--- Start of AVAILABLE RECORDS ---
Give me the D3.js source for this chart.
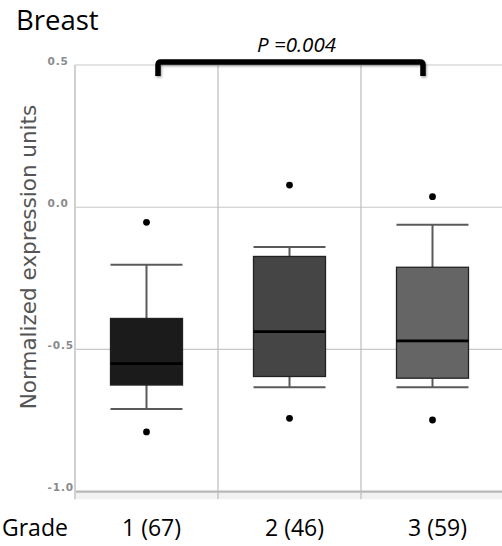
<!DOCTYPE html>
<html>
<head>
<meta charset="utf-8">
<script src="https://cdn.jsdelivr.net/npm/d3@7"></script>
<style>
  html, body { margin: 0; padding: 0; background: #fff; }
  svg { display: block; }
</style>
</head>
<body>
<svg id="chart" width="502" height="546"></svg>
<script>
// ---- data ----
const grades = ["1 (67)", "2 (46)", "3 (59)"];
const whiskerHigh = [-0.202, -0.140, -0.062];
const q3Values = [-0.391, -0.173, -0.211];
const medians = [-0.550, -0.437, -0.470];
const q1Values = [-0.625, -0.595, -0.601];
const whiskerLow = [-0.709, -0.633, -0.633];
const outlierHigh = [-0.053, 0.078, 0.037];
const outlierLow = [-0.790, -0.742, -0.748];
const boxColors = ["#1b1b1b", "#454545", "#656565"];
const yTicks = [0.5, 0.0, -0.5, -1.0];
const pLabel = "P =0.004";
const title = "Breast";
const yTitle = "Normalized expression units";
const xTitle = "Grade";

(function () {
const svg = d3.select("#chart");
const pLeft = 75, pRight = 504, pTop = 65, pBottom = 491.7;

const x = d3.scaleBand().domain(grades).range([pLeft, pRight]).padding(0);
const y = d3.scaleLinear().domain([-1, 0.5]).range([pBottom, pTop]);

const defs = svg.append("defs");
const f = defs.append("filter").attr("id", "shadow").attr("x", "-10%").attr("y", "-50%").attr("width", "120%").attr("height", "200%");
f.append("feDropShadow").attr("dx", 1).attr("dy", 1.5).attr("stdDeviation", 1.2).attr("flood-color", "#000").attr("flood-opacity", 0.35);

// bottom band
svg.append("rect").attr("x", pLeft).attr("y", pBottom).attr("width", pRight - pLeft).attr("height", 7.5).attr("fill", "#f2f2f2");

// horizontal gridlines
svg.append("g").selectAll("line").data(yTicks).join("line")
  .attr("x1", pLeft).attr("x2", pRight)
  .attr("y1", d => y(d)).attr("y2", d => y(d))
  .attr("stroke", d => d === -1 ? "#b8b8b8" : "#c8c8c8")
  .attr("stroke-width", d => d === -1 ? 2.2 : 1.2);

// vertical gridlines (left axis + band boundaries)
const vx = [pLeft].concat(grades.slice(1).map(g => x(g)));
svg.append("g").selectAll("line").data(vx).join("line")
  .attr("x1", d => d).attr("x2", d => d)
  .attr("y1", pTop).attr("y2", pBottom + 7.5)
  .attr("stroke", (d, i) => i === 0 ? "#d0d0d0" : "#bdbdbd")
  .attr("stroke-width", (d, i) => i === 0 ? 2 : 1.2);

// y tick labels
svg.append("g").selectAll("text").data(yTicks).join("text")
  .attr("x", 47.5).attr("y", d => y(d) - 3.5)
  .attr("dominant-baseline", "middle")
  .attr("font-family", "DejaVu Sans").attr("font-weight", "bold")
  .attr("font-size", 10.5).attr("letter-spacing", 0.9)
  .attr("fill", "#8a8a8a")
  .text(d => d3.format(".1f")(d).replace("\u2212", "-"));

// boxes
const bw = 72;
const g = svg.append("g").selectAll("g").data(grades).join("g")
  .attr("transform", d => `translate(${x(d) + x.bandwidth() / 2},0)`);

// whiskers
g.append("line").attr("x1", 0).attr("x2", 0)
  .attr("y1", (d, i) => y(whiskerHigh[i])).attr("y2", (d, i) => y(q3Values[i]))
  .attr("stroke", "#5a5a5a").attr("stroke-width", 2);
g.append("line").attr("x1", 0).attr("x2", 0)
  .attr("y1", (d, i) => y(q1Values[i])).attr("y2", (d, i) => y(whiskerLow[i]))
  .attr("stroke", "#5a5a5a").attr("stroke-width", 2);
g.append("line").attr("x1", -bw / 2).attr("x2", bw / 2)
  .attr("y1", (d, i) => y(whiskerHigh[i])).attr("y2", (d, i) => y(whiskerHigh[i]))
  .attr("stroke", "#5a5a5a").attr("stroke-width", 2);
g.append("line").attr("x1", -bw / 2).attr("x2", bw / 2)
  .attr("y1", (d, i) => y(whiskerLow[i])).attr("y2", (d, i) => y(whiskerLow[i]))
  .attr("stroke", "#5a5a5a").attr("stroke-width", 2);

// box
g.append("rect").attr("x", -bw / 2).attr("width", bw)
  .attr("y", (d, i) => y(q3Values[i]))
  .attr("height", (d, i) => y(q1Values[i]) - y(q3Values[i]))
  .attr("fill", (d, i) => boxColors[i])
  .attr("stroke", "#222").attr("stroke-width", 1.3);

// median
g.append("line").attr("x1", -bw / 2).attr("x2", bw / 2)
  .attr("y1", (d, i) => y(medians[i])).attr("y2", (d, i) => y(medians[i]))
  .attr("stroke", "#000").attr("stroke-width", 2.8);

// outliers
g.append("circle").attr("cx", 0).attr("cy", (d, i) => y(outlierHigh[i])).attr("r", 3.4).attr("fill", "#000");
g.append("circle").attr("cx", 0).attr("cy", (d, i) => y(outlierLow[i])).attr("r", 3.4).attr("fill", "#000");

// bracket
const bx1 = x(grades[0]) + x.bandwidth() / 2 + 11.5;
const bx2 = x(grades[2]) + x.bandwidth() / 2 - 9.5;
const by = 62, byEnd = 76, rr = 3;
const bp = d3.path();
bp.moveTo(bx1, byEnd);
bp.lineTo(bx1, by + rr);
bp.quadraticCurveTo(bx1, by, bx1 + rr, by);
bp.lineTo(bx2 - rr, by);
bp.quadraticCurveTo(bx2, by, bx2, by + rr);
bp.lineTo(bx2, byEnd);
svg.append("path").attr("d", bp.toString())
  .attr("fill", "none").attr("stroke", "#000").attr("stroke-width", 5.5)
  .attr("filter", "url(#shadow)");

// p-value
svg.append("text").attr("x", 257).attr("y", 51.5)
  .attr("font-family", "Open Sans").attr("font-style", "italic")
  .attr("font-size", 20.5).attr("fill", "#000").text(pLabel);

// title
svg.append("text").attr("x", 16).attr("y", 30)
  .attr("font-family", "Open Sans").attr("font-size", 27.5).attr("fill", "#000").text(title);

// y title
svg.append("text").attr("transform", "translate(36,257) rotate(-90)")
  .attr("text-anchor", "middle")
  .attr("font-family", "DejaVu Sans").attr("font-size", 21.5)
  .attr("fill", "#555").text(yTitle);

// x labels
svg.append("text").attr("x", 2).attr("y", 536)
  .attr("font-family", "Open Sans").attr("font-size", 23).attr("fill", "#000").text(xTitle);
svg.append("g").selectAll("text").data(grades).join("text")
  .attr("x", d => x(d) + x.bandwidth() / 2 + 5).attr("y", 536)
  .attr("text-anchor", "middle")
  .attr("font-family", "Open Sans").attr("font-size", 23).attr("fill", "#000")
  .text(d => d);
})();
</script>
</body>
</html>
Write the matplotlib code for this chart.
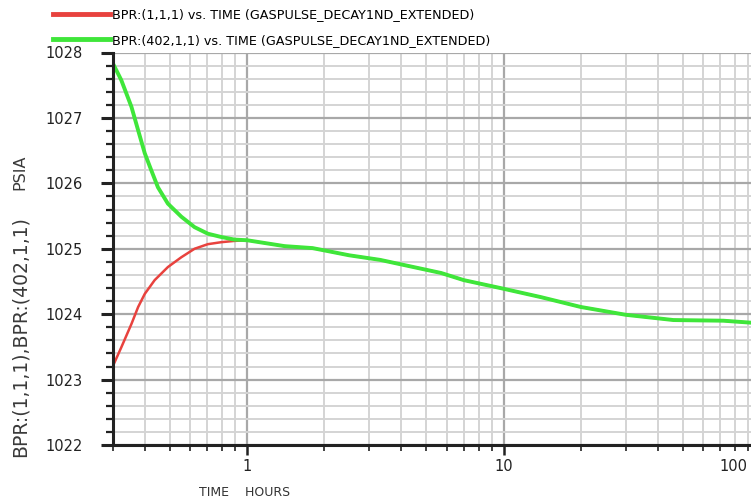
import numpy as np
import matplotlib
matplotlib.use("Agg")
import matplotlib.pyplot as plt
from matplotlib.ticker import LogLocator, MultipleLocator, FixedLocator, NullFormatter
from matplotlib.transforms import ScaledTranslation

# early-time readings (hours, psia)
t_red = [0.30, 0.323, 0.354, 0.376, 0.399, 0.436, 0.491, 0.554, 0.624, 0.703, 0.792, 0.893, 1.0]
bpr_red = [1023.21, 1023.49, 1023.85, 1024.11, 1024.31, 1024.52, 1024.72, 1024.87, 1025.00,
           1025.07, 1025.10, 1025.12, 1025.13]

t_green = [0.30, 0.323, 0.354, 0.376, 0.399, 0.423, 0.449, 0.491, 0.554, 0.624, 0.703, 0.792, 0.893, 1.0]
bpr_green = [1027.83, 1027.58, 1027.17, 1026.81, 1026.46, 1026.20, 1025.94, 1025.69, 1025.49,
             1025.33, 1025.23, 1025.18, 1025.14, 1025.13]

# after ~1 hour both blocks read the same
t_late = [1.4, 1.8, 2.5, 3.3, 5.7, 7.0, 9.7, 14, 20, 30, 46, 72, 100]
bpr_late = [1025.04, 1025.01, 1024.90, 1024.83, 1024.63, 1024.52, 1024.40, 1024.26, 1024.11,
            1023.99, 1023.91, 1023.90, 1023.86]

labels = ["BPR:(1,1,1) vs. TIME (GASPULSE_DECAY1ND_EXTENDED)",
          "BPR:(402,1,1) vs. TIME (GASPULSE_DECAY1ND_EXTENDED)"]
x_ticks = [1, 10, 100]
y_ticks = [1022, 1023, 1024, 1025, 1026, 1027, 1028]

red = "#e8423e"
green = "#3fe63a"

fig = plt.figure(figsize=(7.51, 5.04), dpi=100)
ax = fig.add_axes([113 / 751, 59 / 504, 647 / 751, 392.5 / 504])

ax.plot(t_red + t_late, bpr_red + bpr_late, color=red, lw=1.8, label=labels[0])
ax.plot(t_green + t_late, bpr_green + bpr_late, color=green, lw=2.8, label=labels[1])

ax.set_xscale("log")
ax.set_xlim(0.3, 100)
ax.set_ylim(1022, 1028)

ax.xaxis.set_major_locator(FixedLocator(x_ticks))
ax.set_xticklabels([str(v) for v in x_ticks])
ax.xaxis.set_minor_locator(LogLocator(base=10, subs=np.arange(2, 10)))
ax.xaxis.set_minor_formatter(NullFormatter())
ax.yaxis.set_major_locator(FixedLocator(y_ticks))
ax.yaxis.set_minor_locator(MultipleLocator(0.2))

ax.grid(which="major", color="#a8a8a8", lw=1.6)
ax.grid(which="minor", color="#d4d4d4", lw=1.4)
ax.set_axisbelow(True)

for s in ["top", "right"]:
    ax.spines[s].set_visible(False)
for s in ["left", "bottom"]:
    ax.spines[s].set_linewidth(2.2)
    ax.spines[s].set_color("#222222")

ax.tick_params(axis="y", which="major", length=9, width=2.2, labelsize=10.5, pad=13, colors="#222222")
ax.tick_params(axis="y", which="minor", length=5, width=1.6, colors="#222222")
ax.tick_params(axis="x", which="major", length=7, width=1.8, labelsize=10.5, pad=3, colors="#222222")
ax.tick_params(axis="x", which="minor", length=4, width=1.2, colors="#222222")

# the last label is pulled in so it stays on the page
last = ax.get_xticklabels()[-1]
last.set_transform(last.get_transform() + ScaledTranslation(-0.27, 0, fig.dpi_scale_trans))

# y label in two pieces, like the simulator output
fig.text(20 / 751, 1 - 337 / 504, "BPR:(1,1,1),BPR:(402,1,1)",
         rotation=90, ha="center", va="center", fontsize=13.5, color="#3a3a3a")
fig.text(20 / 751, 1 - 172 / 504, "PSIA",
         rotation=90, ha="center", va="center", fontsize=11.5, color="#3a3a3a")
fig.text(245 / 751, 1 - 492 / 504, "TIME    HOURS", ha="center", va="center",
         fontsize=9, color="#333333")

fig.legend(loc="upper left", bbox_to_anchor=(53 / 751, 1 - 8 / 504), frameon=False,
           fontsize=9.2, handlelength=4.45, handletextpad=0.15, labelspacing=1.0,
           borderpad=0, borderaxespad=0)
leg = fig.legends[0]
for h in leg.legend_handles:
    h.set_linewidth(3.5)

fig.savefig("out.png", dpi=100)
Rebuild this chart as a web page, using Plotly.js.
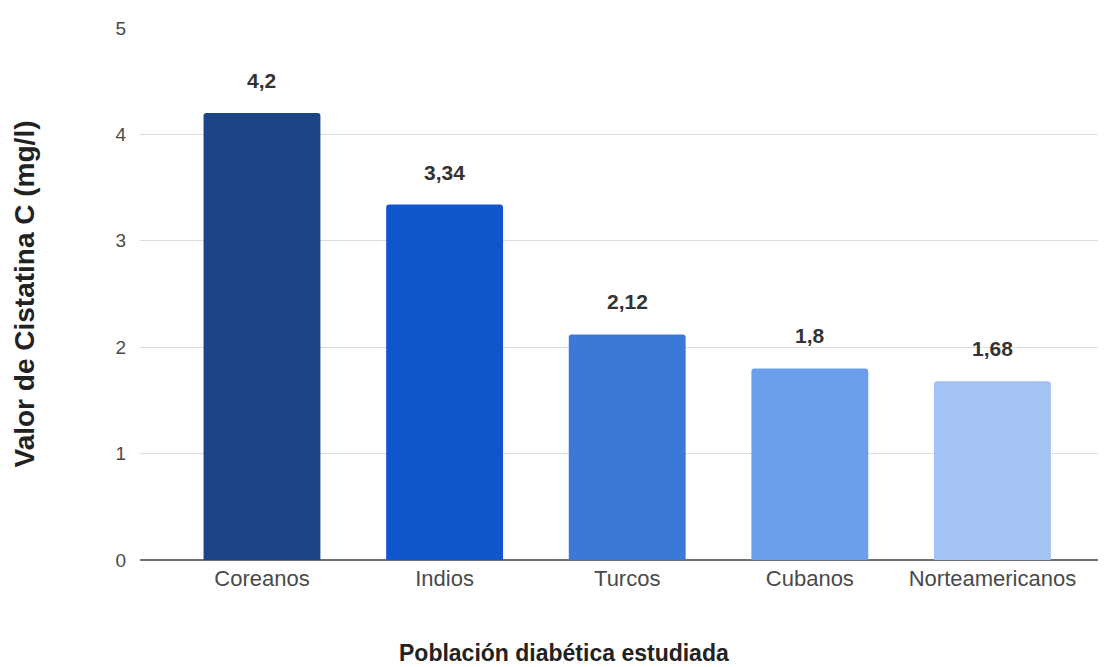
<!DOCTYPE html>
<html>
<head>
<meta charset="utf-8">
<script src="https://cdn.plot.ly/plotly-3.0.1.min.js"></script>
<style>html,body{margin:0;padding:0;background:#fff;}#chart{width:1107px;height:667px;}</style>
</head>
<body>
<div id="chart"></div>
<script>
const categories = ["Coreanos", "Indios", "Turcos", "Cubanos", "Norteamericanos"];
const values = [4.2, 3.34, 2.12, 1.8, 1.68];
const barColors = ["#1c4587", "#1155cc", "#3c78d8", "#6d9eeb", "#a4c2f4"];
const yTickValues = [0, 1, 2, 3, 4, 5];
const xTitle = "Población diabética estudiada";
const yTitle = "Valor de Cistatina C (mg/l)";

const FONT = "Liberation Sans, Arial, sans-serif";

const trace = {
  type: "bar",
  x: categories,
  y: values,
  marker: { color: barColors },
  width: 0.64,
  hoverinfo: "x+y"
};

const annotations = categories.map((c, i) => ({
  x: c,
  y: values[i],
  xref: "x",
  yref: "y",
  text: String(values[i]).replace(".", ","),
  showarrow: false,
  yanchor: "bottom",
  yshift: 19,
  font: { family: FONT, size: 21, color: "#333333", weight: "bold" }
}));

annotations.push({
  xref: "paper",
  yref: "paper",
  x: 0.4426,
  y: -0.175,
  xanchor: "center",
  yanchor: "middle",
  text: xTitle,
  showarrow: false,
  font: { family: FONT, size: 23, color: "#222222", weight: "bold" }
});

const layout = {
  width: 1107,
  height: 667,
  margin: { l: 140, r: 9, t: 28, b: 107 },
  paper_bgcolor: "#ffffff",
  plot_bgcolor: "#ffffff",
  showlegend: false,
  barcornerradius: 3,
  separators: ",.",
  xaxis: {
    type: "category",
    range: [-0.668, 4.578],
    showgrid: false,
    zeroline: false,
    showline: false,
    ticks: "",
    ticklabelstandoff: 3,
    tickfont: { family: FONT, size: 22, color: "#4a4a4a" }
  },
  yaxis: {
    range: [0, 5],
    tickvals: yTickValues,
    ticktext: yTickValues.map(String),
    showgrid: true,
    gridcolor: "#dddddd",
    gridwidth: 1,
    zeroline: true,
    zerolinecolor: "#707070",
    zerolinewidth: 1.5,
    showline: false,
    ticks: "",
    ticklabelstandoff: 13,
    tickfont: { family: FONT, size: 19, color: "#4a4a4a" },
    title: {
      text: yTitle,
      font: { family: FONT, size: 28, color: "#222222", weight: "bold" },
      standoff: 72
    }
  },
  annotations: annotations
};

Plotly.newPlot("chart", [trace], layout, { displayModeBar: false, staticPlot: true });
</script>
</body>
</html>
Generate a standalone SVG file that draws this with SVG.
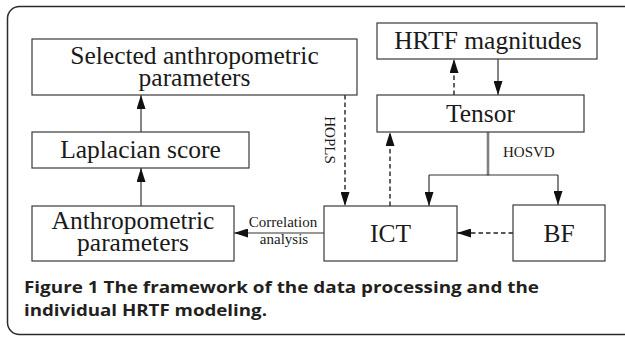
--- End of AVAILABLE RECORDS ---
- [CHALLENGE]: Your task is to pick out every line with the string "chart" and copy it.

- [EXERCISE RESULT]:
Give me the D3.js source for this chart.
<svg id="chart" width="502" height="546"></svg>
const svg = d3.select("#chart");
Write the matplotlib code for this chart.
Rebuild this chart as a web page, using Plotly.js.
<style>html,body{margin:0;padding:0;background:#fff;}#chart{width:1107px;height:667px;}</style>
<div id="chart"></div>
Plotly.newPlot("chart", [trace], layout, { displayModeBar: false, staticPlot: true });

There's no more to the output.